- [Records from a collection]:
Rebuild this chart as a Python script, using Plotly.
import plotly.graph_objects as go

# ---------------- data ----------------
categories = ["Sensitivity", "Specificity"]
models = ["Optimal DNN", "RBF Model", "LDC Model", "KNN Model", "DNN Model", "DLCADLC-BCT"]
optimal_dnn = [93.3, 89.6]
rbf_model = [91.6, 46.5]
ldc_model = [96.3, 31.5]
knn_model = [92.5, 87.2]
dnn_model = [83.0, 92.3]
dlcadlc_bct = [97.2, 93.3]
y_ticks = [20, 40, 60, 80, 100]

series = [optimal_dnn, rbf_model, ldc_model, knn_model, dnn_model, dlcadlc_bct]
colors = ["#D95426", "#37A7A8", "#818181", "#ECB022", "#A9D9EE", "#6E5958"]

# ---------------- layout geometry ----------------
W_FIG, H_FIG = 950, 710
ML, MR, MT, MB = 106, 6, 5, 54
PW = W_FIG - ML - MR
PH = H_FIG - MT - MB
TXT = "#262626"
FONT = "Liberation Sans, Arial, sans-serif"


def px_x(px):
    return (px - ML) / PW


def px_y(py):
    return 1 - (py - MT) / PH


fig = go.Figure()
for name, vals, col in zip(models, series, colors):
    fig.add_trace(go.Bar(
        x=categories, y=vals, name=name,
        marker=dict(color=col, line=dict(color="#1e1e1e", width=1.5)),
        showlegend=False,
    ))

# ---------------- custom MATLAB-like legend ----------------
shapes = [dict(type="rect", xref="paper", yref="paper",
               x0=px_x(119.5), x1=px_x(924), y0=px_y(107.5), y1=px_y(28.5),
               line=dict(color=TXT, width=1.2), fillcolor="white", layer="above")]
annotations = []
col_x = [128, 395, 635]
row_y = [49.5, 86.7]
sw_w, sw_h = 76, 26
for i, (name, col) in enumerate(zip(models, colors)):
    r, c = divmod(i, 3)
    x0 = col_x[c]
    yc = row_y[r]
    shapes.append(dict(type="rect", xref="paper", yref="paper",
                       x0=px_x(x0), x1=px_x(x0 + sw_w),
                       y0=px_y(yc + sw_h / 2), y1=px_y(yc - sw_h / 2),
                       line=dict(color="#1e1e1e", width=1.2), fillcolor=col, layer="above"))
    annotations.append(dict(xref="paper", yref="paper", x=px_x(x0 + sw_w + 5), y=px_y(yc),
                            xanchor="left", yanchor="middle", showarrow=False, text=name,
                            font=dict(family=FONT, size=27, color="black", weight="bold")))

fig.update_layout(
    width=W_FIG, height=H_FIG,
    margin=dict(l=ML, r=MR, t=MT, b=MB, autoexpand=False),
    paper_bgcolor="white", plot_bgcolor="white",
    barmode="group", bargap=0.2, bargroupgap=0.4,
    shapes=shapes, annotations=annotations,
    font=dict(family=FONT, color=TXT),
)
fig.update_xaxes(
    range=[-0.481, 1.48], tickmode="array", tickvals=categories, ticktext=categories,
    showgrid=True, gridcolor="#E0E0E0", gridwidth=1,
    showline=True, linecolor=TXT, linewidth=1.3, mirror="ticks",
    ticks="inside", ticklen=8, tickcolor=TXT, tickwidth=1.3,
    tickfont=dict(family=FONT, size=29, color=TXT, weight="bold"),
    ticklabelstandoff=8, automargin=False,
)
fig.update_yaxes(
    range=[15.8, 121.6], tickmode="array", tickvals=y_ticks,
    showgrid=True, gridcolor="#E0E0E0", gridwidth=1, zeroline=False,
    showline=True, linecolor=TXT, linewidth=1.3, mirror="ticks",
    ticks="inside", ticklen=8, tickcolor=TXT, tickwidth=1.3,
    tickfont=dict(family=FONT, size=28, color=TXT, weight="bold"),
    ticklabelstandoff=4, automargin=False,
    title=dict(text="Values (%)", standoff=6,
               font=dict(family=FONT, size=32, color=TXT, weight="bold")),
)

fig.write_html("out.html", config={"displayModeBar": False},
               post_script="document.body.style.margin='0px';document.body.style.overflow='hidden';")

--

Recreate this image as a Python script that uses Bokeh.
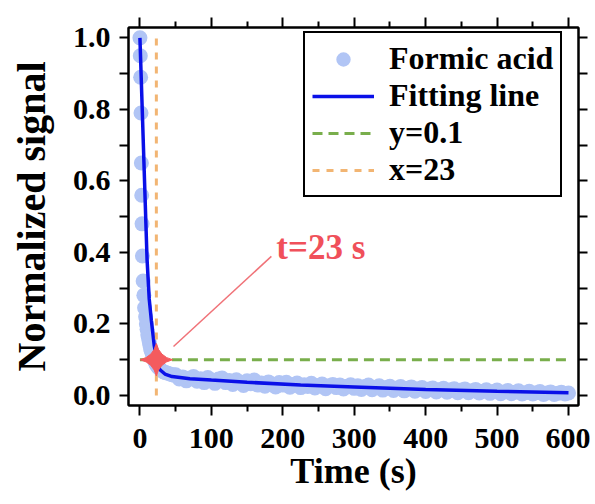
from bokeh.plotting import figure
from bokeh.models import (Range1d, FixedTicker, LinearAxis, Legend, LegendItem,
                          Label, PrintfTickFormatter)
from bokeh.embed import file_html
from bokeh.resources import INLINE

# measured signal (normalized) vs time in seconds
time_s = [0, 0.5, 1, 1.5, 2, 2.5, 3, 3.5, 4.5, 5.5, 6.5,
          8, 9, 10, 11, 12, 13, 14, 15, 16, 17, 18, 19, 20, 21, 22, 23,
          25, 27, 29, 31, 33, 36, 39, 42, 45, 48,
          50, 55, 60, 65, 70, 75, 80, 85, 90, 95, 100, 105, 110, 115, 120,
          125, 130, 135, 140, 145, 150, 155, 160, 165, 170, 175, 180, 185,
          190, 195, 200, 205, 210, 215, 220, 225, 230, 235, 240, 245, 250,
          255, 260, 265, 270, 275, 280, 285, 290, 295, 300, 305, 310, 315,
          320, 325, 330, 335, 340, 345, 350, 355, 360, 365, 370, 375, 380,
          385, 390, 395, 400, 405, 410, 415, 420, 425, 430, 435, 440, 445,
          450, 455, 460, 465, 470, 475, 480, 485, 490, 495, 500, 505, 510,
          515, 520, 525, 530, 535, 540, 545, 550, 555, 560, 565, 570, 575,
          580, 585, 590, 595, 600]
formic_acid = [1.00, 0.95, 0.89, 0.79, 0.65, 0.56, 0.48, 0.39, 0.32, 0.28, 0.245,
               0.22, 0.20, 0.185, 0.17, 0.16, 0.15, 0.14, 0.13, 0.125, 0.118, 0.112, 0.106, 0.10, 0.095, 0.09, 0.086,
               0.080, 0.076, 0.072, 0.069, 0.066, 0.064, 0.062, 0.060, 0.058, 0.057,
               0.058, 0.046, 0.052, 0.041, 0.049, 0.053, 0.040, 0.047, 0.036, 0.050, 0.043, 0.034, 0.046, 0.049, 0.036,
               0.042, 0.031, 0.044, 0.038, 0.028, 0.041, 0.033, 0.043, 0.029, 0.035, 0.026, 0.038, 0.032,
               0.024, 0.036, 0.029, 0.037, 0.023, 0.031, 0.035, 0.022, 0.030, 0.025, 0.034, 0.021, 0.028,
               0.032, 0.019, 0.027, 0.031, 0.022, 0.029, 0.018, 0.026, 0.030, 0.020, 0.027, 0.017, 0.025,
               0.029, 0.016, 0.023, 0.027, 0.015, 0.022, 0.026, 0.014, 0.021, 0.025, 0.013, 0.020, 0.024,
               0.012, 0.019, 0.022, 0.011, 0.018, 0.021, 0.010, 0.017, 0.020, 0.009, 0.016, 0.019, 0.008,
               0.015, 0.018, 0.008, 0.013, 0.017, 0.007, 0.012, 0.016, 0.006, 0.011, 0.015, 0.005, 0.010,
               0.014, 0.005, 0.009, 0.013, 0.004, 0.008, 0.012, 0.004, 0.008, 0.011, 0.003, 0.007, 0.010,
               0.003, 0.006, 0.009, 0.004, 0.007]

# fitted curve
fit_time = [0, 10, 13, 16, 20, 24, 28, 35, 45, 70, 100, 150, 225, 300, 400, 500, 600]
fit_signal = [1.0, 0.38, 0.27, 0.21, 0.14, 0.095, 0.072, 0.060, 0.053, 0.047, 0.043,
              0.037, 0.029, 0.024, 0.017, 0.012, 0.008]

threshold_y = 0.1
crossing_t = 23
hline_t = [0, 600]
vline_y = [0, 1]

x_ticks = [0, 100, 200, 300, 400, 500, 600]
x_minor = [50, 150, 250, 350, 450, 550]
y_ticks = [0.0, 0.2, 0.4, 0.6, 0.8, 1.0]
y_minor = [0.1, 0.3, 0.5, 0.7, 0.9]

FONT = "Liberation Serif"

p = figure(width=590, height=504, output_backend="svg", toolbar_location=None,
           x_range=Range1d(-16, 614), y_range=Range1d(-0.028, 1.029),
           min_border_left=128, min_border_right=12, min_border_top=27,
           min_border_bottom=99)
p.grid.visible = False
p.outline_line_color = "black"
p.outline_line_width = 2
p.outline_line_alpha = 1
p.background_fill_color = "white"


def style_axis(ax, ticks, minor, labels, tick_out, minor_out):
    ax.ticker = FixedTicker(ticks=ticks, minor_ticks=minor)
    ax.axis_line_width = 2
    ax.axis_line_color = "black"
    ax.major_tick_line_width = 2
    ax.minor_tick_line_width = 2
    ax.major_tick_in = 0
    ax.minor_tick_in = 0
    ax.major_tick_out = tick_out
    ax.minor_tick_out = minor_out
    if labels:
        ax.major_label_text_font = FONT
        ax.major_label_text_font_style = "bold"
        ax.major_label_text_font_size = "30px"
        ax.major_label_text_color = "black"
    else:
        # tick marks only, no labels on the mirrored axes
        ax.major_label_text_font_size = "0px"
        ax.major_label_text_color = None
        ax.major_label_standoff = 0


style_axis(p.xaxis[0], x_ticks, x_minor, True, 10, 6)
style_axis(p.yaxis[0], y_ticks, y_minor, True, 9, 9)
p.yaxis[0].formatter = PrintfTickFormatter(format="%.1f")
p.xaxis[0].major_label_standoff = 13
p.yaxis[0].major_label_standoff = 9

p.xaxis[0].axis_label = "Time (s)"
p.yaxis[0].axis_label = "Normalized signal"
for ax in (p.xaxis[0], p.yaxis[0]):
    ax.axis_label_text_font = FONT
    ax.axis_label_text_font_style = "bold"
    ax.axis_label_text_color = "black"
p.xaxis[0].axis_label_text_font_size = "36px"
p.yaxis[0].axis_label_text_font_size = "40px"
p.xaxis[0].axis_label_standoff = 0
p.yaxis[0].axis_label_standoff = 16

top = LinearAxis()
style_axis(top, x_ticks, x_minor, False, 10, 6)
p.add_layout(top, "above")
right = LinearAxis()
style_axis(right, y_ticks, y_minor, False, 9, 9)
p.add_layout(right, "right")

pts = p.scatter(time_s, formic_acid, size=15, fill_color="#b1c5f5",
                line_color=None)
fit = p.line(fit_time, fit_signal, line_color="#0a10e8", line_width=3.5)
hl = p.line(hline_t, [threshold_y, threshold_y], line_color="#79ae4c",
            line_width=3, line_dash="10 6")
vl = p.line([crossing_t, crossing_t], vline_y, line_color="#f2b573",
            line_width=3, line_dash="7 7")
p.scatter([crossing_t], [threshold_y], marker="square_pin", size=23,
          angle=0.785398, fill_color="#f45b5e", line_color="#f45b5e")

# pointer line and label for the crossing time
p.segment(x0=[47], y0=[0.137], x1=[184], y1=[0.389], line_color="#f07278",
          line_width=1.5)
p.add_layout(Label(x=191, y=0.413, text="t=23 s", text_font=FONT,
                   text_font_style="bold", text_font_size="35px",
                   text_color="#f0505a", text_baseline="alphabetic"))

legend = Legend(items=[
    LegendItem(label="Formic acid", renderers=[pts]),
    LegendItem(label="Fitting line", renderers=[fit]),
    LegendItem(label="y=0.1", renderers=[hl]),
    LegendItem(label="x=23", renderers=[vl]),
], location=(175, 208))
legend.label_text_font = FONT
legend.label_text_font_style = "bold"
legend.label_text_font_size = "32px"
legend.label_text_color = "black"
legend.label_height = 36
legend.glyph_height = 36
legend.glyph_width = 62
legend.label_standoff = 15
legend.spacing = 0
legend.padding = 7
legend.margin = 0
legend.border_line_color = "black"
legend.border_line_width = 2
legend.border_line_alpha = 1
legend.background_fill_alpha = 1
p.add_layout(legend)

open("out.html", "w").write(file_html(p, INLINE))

- [INSTRUCTIONS TO FOLLOW]: Locate the word "this" in the records and collect each line it appears in.

- [CORRECT RESULT]:
Rebuild this chart as a Python script, using Plotly.
Recreate this image as a Python script that uses Bokeh.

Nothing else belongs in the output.